Enseignement | Cadre possible | Activités possibles |
---|---|---|
Tronc commun | > Entraînement à la médiation en langue-cible.
> Programme : Langages (Cycle 4), Diversité et inclusion (Première et Terminale). |
> Créer les sous-titres en langue-cible en respectant le code régissant les sous-titres (-> contrainte forte sur la forme et le contenu). > Créer des sous-titres d’une émission / d’une scène de film pour des personnes présentant une déficience auditive. |
Enseignement de spécialité | > Au titre d’entraînement à l’exercice de traduction ou transposition ou de la médiation en langue-cible. > Programme : Rencontres (LLCER anglais, Première) / Représentations (LLCER AMC, Première) / Expression et construction de soi (LLCER anglais, Terminale) / Faire société (LLCER AMC, Terminale). |
>Imaginer / créer les sous-titres en langue française d’une scène de film vue sans son OU à l’issue de son étude. >Créer les sous-titres d’une émission / d’un film en langue-cible / française et les comparer aux sous-titres officiels pour faire émerger des choix de traduction liés à la culture de la langue, des choix liés au code régissant les sous-titres dans le pays de la langue étudiée ou encore à l’adaptation au public visé. |
Collège et lycée : tronc commun, enseignement de spécialité. | Dans le cadre de l’entraînement à la médiation à la maison. | Imaginer les sous-titres en langue française pour un extrait d’émission ou une scène de film. |
En réception
L’utilisation des sous-titres vient ajouter une charge cognitive supplémentaire qui peut s’avérer néfaste notamment dans le cas d’apprenants assez autonomes dans l’utilisation de la langue. En ce qui concerne les autres profils d’apprenants, il conviendra de recommander un format adapté à leur niveau d’autonomie langagière.
Si l’usage des sous-titres peut favoriser l’acquisition du lexique, en particulier dans le format interlangue inversé, il ne participe pas au développement des compétences en compréhension de l’oral ni audio-visuelle, où c’est en mettant en œuvre des stratégies de réception de façon active que l’apprenant développera son autonomie langagière (mise en réseau d’indices verbaux et non verbaux pour reconstruire le sens). L’exploitation des sous-titres permet donc d’encourager une exposition à la langue mais ne saurait se substituer à l’entraînement des stratégies d’apprentissage nécessaires à l’autonomie langagière des élèves.
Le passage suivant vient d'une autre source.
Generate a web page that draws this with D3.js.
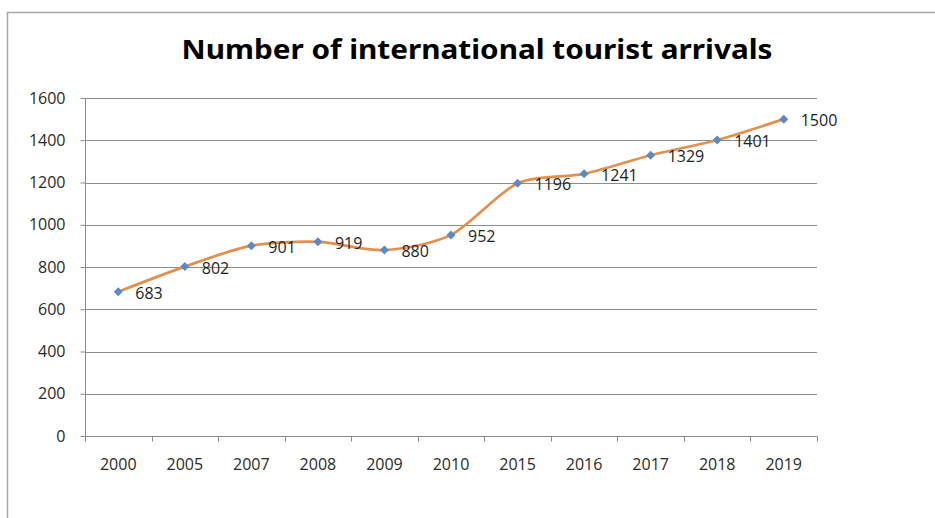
<!DOCTYPE html>
<html>
<head>
<meta charset="utf-8">
<script src="https://cdn.jsdelivr.net/npm/d3@7"></script>
<style>
  html, body { margin: 0; padding: 0; background: #fff; }
  svg { display: block; }
</style>
</head>
<body>
<svg id="chart" width="935" height="518"></svg>
<script>
// International tourist arrivals (millions), by year
const years = ["2000", "2005", "2007", "2008", "2009", "2010", "2015", "2016", "2017", "2018", "2019"];
const arrivals = [683, 802, 901, 919, 880, 952, 1196, 1241, 1329, 1401, 1500];
const yTicks = [0, 200, 400, 600, 800, 1000, 1200, 1400, 1600];
const chartTitle = "Number of international tourist arrivals";

const svg = d3.select("#chart");
const W = 935, H = 518;
const plot = { left: 85, right: 817, top: 98, bottom: 436 };

// Chart frame
svg.append("path")
  .attr("d", `M7.5,${H} V12.5 H${W}`)
  .attr("fill", "none")
  .attr("stroke", "#a6a6a6")
  .attr("stroke-width", 1.5);

// Title
svg.append("text")
  .attr("x", 477)
  .attr("y", 59)
  .attr("text-anchor", "middle")
  .attr("font-family", "'Noto Sans', sans-serif")
  .attr("font-weight", "bold")
  .attr("font-size", 27.5)
  .attr("fill", "#000")
  .attr("textLength", 591)
  .attr("lengthAdjust", "spacingAndGlyphs")
  .text(chartTitle);

const x = d3.scaleBand().domain(years).range([plot.left, plot.right]);
const y = d3.scaleLinear().domain([0, 1600]).range([plot.bottom, plot.top]);

const fontFam = "'Open Sans', sans-serif";
const fontSize = 16;

// Horizontal gridlines
svg.append("g")
  .selectAll("line")
  .data(yTicks.filter(v => v > 0))
  .join("line")
  .attr("x1", plot.left).attr("x2", plot.right)
  .attr("y1", d => Math.round(y(d)) + 0.5).attr("y2", d => Math.round(y(d)) + 0.5)
  .attr("stroke", "#8c8c8c").attr("stroke-width", 1);

// Y axis
const yAxis = svg.append("g")
  .attr("transform", `translate(${plot.left + 0.5},0)`)
  .call(d3.axisLeft(y).tickValues(yTicks).tickSize(5).tickPadding(15).tickFormat(d3.format("d")));
yAxis.selectAll("line").attr("stroke", "#8c8c8c");
yAxis.select(".domain").attr("stroke", "#8c8c8c").attr("d", `M-0,${plot.top}V${plot.bottom}`);
yAxis.selectAll("text")
  .attr("font-family", fontFam).attr("font-size", fontSize).attr("fill", "#2a2a2a");

// X axis with ticks at category boundaries
const xAxisG = svg.append("g")
  .attr("transform", `translate(0,${Math.round(plot.bottom) + 0.5})`);
xAxisG.append("line")
  .attr("x1", plot.left).attr("x2", plot.right)
  .attr("stroke", "#8c8c8c");
const boundaries = years.map(d => x(d)).concat([plot.right]);
xAxisG.selectAll("line.tick")
  .data(boundaries)
  .join("line")
  .attr("class", "tick")
  .attr("x1", d => Math.round(d) + 0.5).attr("x2", d => Math.round(d) + 0.5)
  .attr("y1", 0).attr("y2", 5)
  .attr("stroke", "#8c8c8c");
xAxisG.selectAll("text")
  .data(years)
  .join("text")
  .attr("x", d => x(d) + x.bandwidth() / 2)
  .attr("y", 33)
  .attr("text-anchor", "middle")
  .attr("font-family", fontFam).attr("font-size", fontSize).attr("fill", "#2a2a2a")
  .text(d => d);

const pts = years.map((yr, i) => ({ yr, v: arrivals[i] }));
const cx = d => x(d.yr) + x.bandwidth() / 2;

// Smoothed series line
const line = d3.line()
  .x(cx)
  .y(d => y(d.v))
  .curve(d3.curveCardinal.tension(0.2));
svg.append("path")
  .datum(pts)
  .attr("d", line)
  .attr("fill", "none")
  .attr("stroke", "#e2904e")
  .attr("stroke-width", 2.75)
  .attr("stroke-linejoin", "round");

// Diamond markers
svg.append("g")
  .selectAll("path")
  .data(pts)
  .join("path")
  .attr("transform", d => `translate(${cx(d)},${y(d.v)})`)
  .attr("d", "M0,-4.5 L4.5,0 L0,4.5 L-4.5,0 Z")
  .attr("fill", "#5b8ac4");

// Data labels to the right of each point
svg.append("g")
  .selectAll("text")
  .data(pts)
  .join("text")
  .attr("x", d => cx(d) + 17)
  .attr("y", d => y(d.v) + 7)
  .attr("font-family", fontFam).attr("font-size", fontSize).attr("fill", "#1e1e1e")
  .text(d => d.v);
</script>
</body>
</html>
Ainsi, les sous-titres pourront s’avérer utiles en complément du cours de langue, à la maison, à condition de conseiller l’usage adapté au profil de l’élève. En particulier, dans le cas d’un profil d’apprenant autonome, l’usage des sous-titres sera déconseillé, dans les autres cas le format interlangue inversé sera recommandé.
L’évaluation de la compréhension audiovisuelle
Le CECRL propose une échelle de descripteurs propre à la compréhension audiovisuelle. Dans le cadre de l’évaluation, seuls les supports visuels tels que les images ou les titres apparaissant à l’écran et les informations entendues sont les indices à prendre en compte pour reconstruire le sens d’un message.
Dans le choix des supports d’entraînement et d’évaluation, on veillera à ce que le support audiovisuel sélectionné ne présente pas un excès d’informations à l’écran qui viendraient parasiter la compréhension du message ou bien restituer les informations essentielles du message, ce qui de fait ajouterait une charge cognitive importante que les élèves ne seraient pas toujours en capacité de traiter, mais ce qui transformerait également l’exercice en restitution de messages écrits pendant un court lapse de temps uniquement.